— start Excerpted data —

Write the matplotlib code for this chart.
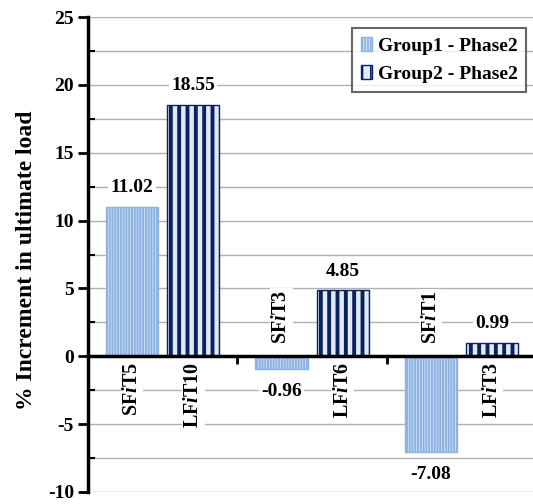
import numpy as np
import matplotlib; matplotlib.use("Agg")
import matplotlib.pyplot as plt
from matplotlib.ticker import MultipleLocator

plt.rcParams["font.family"] = ["Liberation Serif", "DejaVu Serif"]
plt.rcParams["font.weight"] = "bold"
plt.rcParams["mathtext.fontset"] = "custom"
plt.rcParams["mathtext.rm"] = "Liberation Serif:bold"
plt.rcParams["mathtext.it"] = "Liberation Serif:italic:bold"
plt.rcParams["hatch.linewidth"] = 1.2
plt.rcParams["axes.unicode_minus"] = False

series = ["Group1 - Phase2", "Group2 - Phase2"]
group1 = [11.02, -0.96, -7.08]
group2 = [18.55, 4.85, 0.99]
labels1 = ["SF$\\mathit{i}$T5", "SF$\\mathit{i}$T3", "SF$\\mathit{i}$T1"]
labels2 = ["LF$\\mathit{i}$T10", "LF$\\mathit{i}$T6", "LF$\\mathit{i}$T3"]

fig = plt.figure(figsize=(5.33, 5.04), dpi=100)
ax = fig.add_axes([0.165, 0.024, 0.838, 0.942])

x = np.arange(len(group1))
off, w = 0.205, 0.35
styles = [dict(facecolor="#d6e3f5", edgecolor="#8cb2e2", hatch="||||||", hlw=1.4),
          dict(facecolor="#e2eaf6", edgecolor="#0b2160", hatch="||", hlw=2.8)]
handles = []
for k, (vals, labs, st) in enumerate([(group1, labels1, styles[0]), (group2, labels2, styles[1])]):
    xs = x + (off if k else -off)
    bars = ax.bar(xs, vals, w, facecolor=st["facecolor"], edgecolor=st["edgecolor"],
                  hatch=st["hatch"], linewidth=1.0, zorder=3, label=series[k])
    for b in bars:
        if hasattr(b, "set_hatch_linewidth"):
            b.set_hatch_linewidth(st["hlw"])
    handles.append(bars)
    for xi, v, lab in zip(xs, vals, labs):
        ax.annotate(f"{v:.2f}", (xi, v), xytext=(0, 14 if v > 0 else -16),
                    textcoords="offset points", ha="center", va="center",
                    fontsize=14, fontweight="bold", zorder=4,
                    bbox=dict(facecolor="white", edgecolor="none", pad=1.5))
        up = v < 0
        ax.annotate(lab, (xi, 0), xytext=(0, 9 if up else -4), textcoords="offset points",
                    ha="center", va="bottom" if up else "top", rotation=90,
                    fontsize=14.5, fontweight="bold", zorder=4,
                    bbox=dict(facecolor="white", edgecolor="none", pad=1.0))

ax.set_ylim(-10, 25)
ax.set_xlim(-0.5, 2.49)
ax.yaxis.set_major_locator(MultipleLocator(5))
ax.yaxis.set_minor_locator(MultipleLocator(2.5))
ax.grid(axis="y", which="both", color="#b0b0b0", lw=1.0, zorder=0)
ax.set_xticks([0.5, 1.5])
ax.set_xticklabels([])
ax.tick_params(axis="x", direction="out", length=6, width=2)
ax.tick_params(axis="y", which="major", direction="out", length=7, width=2, labelsize=14, pad=3)
ax.tick_params(axis="y", which="minor", direction="in", length=5, width=1.5)
for t in ax.get_yticklabels():
    t.set_fontweight("bold")
ax.spines["top"].set_visible(False)
ax.spines["right"].set_visible(False)
ax.spines["left"].set_linewidth(2.5)
ax.spines["bottom"].set_position(("data", 0))
ax.spines["bottom"].set_linewidth(2.5)
ax.spines["bottom"].set_zorder(5)
ax.set_ylabel("% Increment in ultimate load", fontsize=17, fontweight="bold")
ax.yaxis.set_label_coords(-0.115, 0.487)

leg = ax.legend(handles=handles, loc="upper right", bbox_to_anchor=(0.99, 0.985),
                fontsize=14, frameon=True, fancybox=False, handlelength=0.55,
                handleheight=0.7, handletextpad=0.3, borderpad=0.45, labelspacing=0.55,
                borderaxespad=0.2)
leg.get_frame().set_edgecolor("#404040")
leg.get_frame().set_linewidth(1.5)
for t in leg.get_texts():
    t.set_fontweight("bold")

fig.savefig("out.png", dpi=100, facecolor="white")
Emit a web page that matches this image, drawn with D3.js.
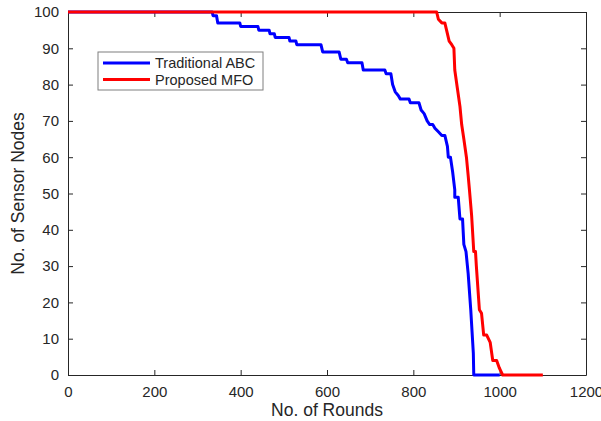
<!DOCTYPE html>
<html>

<head>
    <meta charset="utf-8">
    <title>No. of Sensor Nodes vs Rounds</title>
    <script src="https://cdn.jsdelivr.net/npm/d3@7"></script>
    <style>
        body {
            margin: 0;
            background: #fff;
        }

        text {
            font-family: "Liberation Sans", Arial, sans-serif;
            fill: #262626;
        }

        .axis path,
        .axis line {
            stroke: #262626;
        }

        .axis text {
            font-size: 15px;
        }
    </style>
</head>

<body>
    <script>
        // Traditional ABC (rounds, alive nodes)
        const abcRounds = [0, 334, 336, 344, 347, 398, 400, 440, 442, 466, 468, 478, 480, 512, 514, 528, 530, 586, 590, 628, 632, 645, 648, 681, 684, 734, 737, 748, 752, 758, 765, 770, 790, 793, 813, 818, 825, 832, 838, 845, 850, 858, 866, 873, 879, 881, 886, 891, 896, 896, 904, 908, 914, 917, 922, 927, 933, 939, 940, 1000];
        const abcNodes = [100, 100, 99, 99, 97, 97, 96, 96, 95, 95, 94, 94, 93, 93, 92, 92, 91, 91, 89, 89, 87, 87, 86, 86, 84, 84, 83, 83, 80, 78, 77, 76, 76, 75, 75, 73, 72, 70, 69, 69, 68, 67, 66, 66, 63, 60, 60, 56, 51, 49, 49, 43, 43, 36, 34, 28, 18, 6, 0, 0];

        // Proposed MFO (rounds, alive nodes)
        const mfoRounds = [0, 854, 858, 866, 873, 877, 883, 889, 894, 896, 902, 908, 912, 917, 923, 927, 930, 935, 940, 944, 946, 953, 958, 963, 970, 978, 984, 993, 999, 1003, 1007, 1100];
        const mfoNodes = [100, 100, 98, 97, 97, 95, 92, 91, 90, 84, 79, 74, 69, 65, 60, 55, 51, 44, 34, 34, 30, 18, 17, 11, 11, 9, 4, 4, 2, 1, 0, 0];

        const xTicks = [0, 200, 400, 600, 800, 1000, 1200];
        const yTicks = [0, 10, 20, 30, 40, 50, 60, 70, 80, 90, 100];

        const seriesNames = ['Traditional ABC', 'Proposed MFO'];
        const seriesColors = ['#0000ff', '#ff0000'];

        const width = 601;
        const height = 421;
        const margin = { top: 12, right: 15, bottom: 46, left: 68 };
        const innerW = width - margin.left - margin.right;
        const innerH = height - margin.top - margin.bottom;

        const svg = d3.select('body')
            .append('svg')
            .attr('width', width)
            .attr('height', height);

        const g = svg.append('g')
            .attr('transform', `translate(${margin.left}, ${margin.top})`);

        const xScale = d3.scaleLinear().domain([0, 1200]).range([0, innerW]);
        const yScale = d3.scaleLinear().domain([0, 100]).range([innerH, 0]);

        // Axes (MATLAB style, ticks inward, boxed)
        g.append('g')
            .attr('class', 'axis')
            .attr('transform', `translate(0, ${innerH})`)
            .call(d3.axisBottom(xScale).tickValues(xTicks).tickFormat(d3.format('d'))
                .tickSizeInner(-5).tickSizeOuter(0).tickPadding(11));

        g.append('g')
            .attr('class', 'axis')
            .call(d3.axisLeft(yScale).tickValues(yTicks).tickFormat(d3.format('d'))
                .tickSizeInner(-5).tickSizeOuter(0).tickPadding(9));

        g.append('g')
            .attr('class', 'axis')
            .call(d3.axisTop(xScale).tickValues(xTicks).tickSizeInner(-5).tickSizeOuter(0).tickFormat(''));

        g.append('g')
            .attr('class', 'axis')
            .attr('transform', `translate(${innerW}, 0)`)
            .call(d3.axisRight(yScale).tickValues(yTicks).tickSizeInner(-5).tickSizeOuter(0).tickFormat(''));

        // Lines
        const line = d3.line()
            .x(d => xScale(d[0]))
            .y(d => yScale(d[1]));

        const series = [
            d3.zip(abcRounds, abcNodes),
            d3.zip(mfoRounds, mfoNodes)
        ];

        series.forEach((pts, i) => {
            g.append('path')
                .datum(pts)
                .attr('fill', 'none')
                .attr('stroke', seriesColors[i])
                .attr('stroke-width', 3)
                .attr('stroke-linejoin', 'round')
                .attr('d', line);
        });

        // Legend
        const legend = svg.append('g').attr('transform', 'translate(98, 52)');
        legend.append('rect')
            .attr('width', 165)
            .attr('height', 38)
            .attr('fill', '#fff')
            .attr('stroke', '#7f7f7f')
            .attr('stroke-width', 1);

        seriesNames.forEach((name, i) => {
            const y = 11 + i * 16.5;
            legend.append('line')
                .attr('x1', 5).attr('x2', 52)
                .attr('y1', y).attr('y2', y)
                .attr('stroke', seriesColors[i])
                .attr('stroke-width', 3);
            legend.append('text')
                .attr('x', 57)
                .attr('y', y + 5)
                .style('font-size', '14.5px')
                .text(name);
        });

        // Axis labels
        svg.append('text')
            .attr('x', margin.left + innerW / 2)
            .attr('y', 416)
            .attr('text-anchor', 'middle')
            .style('font-size', '17.5px')
            .text('No. of Rounds');

        svg.append('text')
            .attr('transform', `translate(24, ${margin.top + innerH / 2}) rotate(-90)`)
            .attr('text-anchor', 'middle')
            .style('font-size', '17.5px')
            .text('No. of Sensor Nodes');
    </script>
</body>

</html>
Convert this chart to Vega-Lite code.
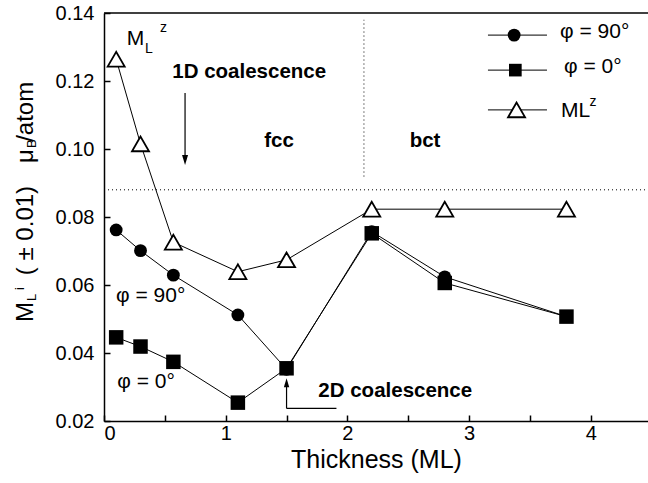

— end Excerpted data —

- **Brief**:
Up to and including the line that contains "ax = fig.add_axes([0.165, 0.024, 0.838, 0.942])", print the records above exactly from their first line, without any pictures.

- **Solution for this exercise**:
Write the matplotlib code for this chart.
import numpy as np
import matplotlib; matplotlib.use("Agg")
import matplotlib.pyplot as plt
from matplotlib.ticker import MultipleLocator

plt.rcParams["font.family"] = ["Liberation Serif", "DejaVu Serif"]
plt.rcParams["font.weight"] = "bold"
plt.rcParams["mathtext.fontset"] = "custom"
plt.rcParams["mathtext.rm"] = "Liberation Serif:bold"
plt.rcParams["mathtext.it"] = "Liberation Serif:italic:bold"
plt.rcParams["hatch.linewidth"] = 1.2
plt.rcParams["axes.unicode_minus"] = False

series = ["Group1 - Phase2", "Group2 - Phase2"]
group1 = [11.02, -0.96, -7.08]
group2 = [18.55, 4.85, 0.99]
labels1 = ["SF$\\mathit{i}$T5", "SF$\\mathit{i}$T3", "SF$\\mathit{i}$T1"]
labels2 = ["LF$\\mathit{i}$T10", "LF$\\mathit{i}$T6", "LF$\\mathit{i}$T3"]

fig = plt.figure(figsize=(5.33, 5.04), dpi=100)
ax = fig.add_axes([0.165, 0.024, 0.838, 0.942])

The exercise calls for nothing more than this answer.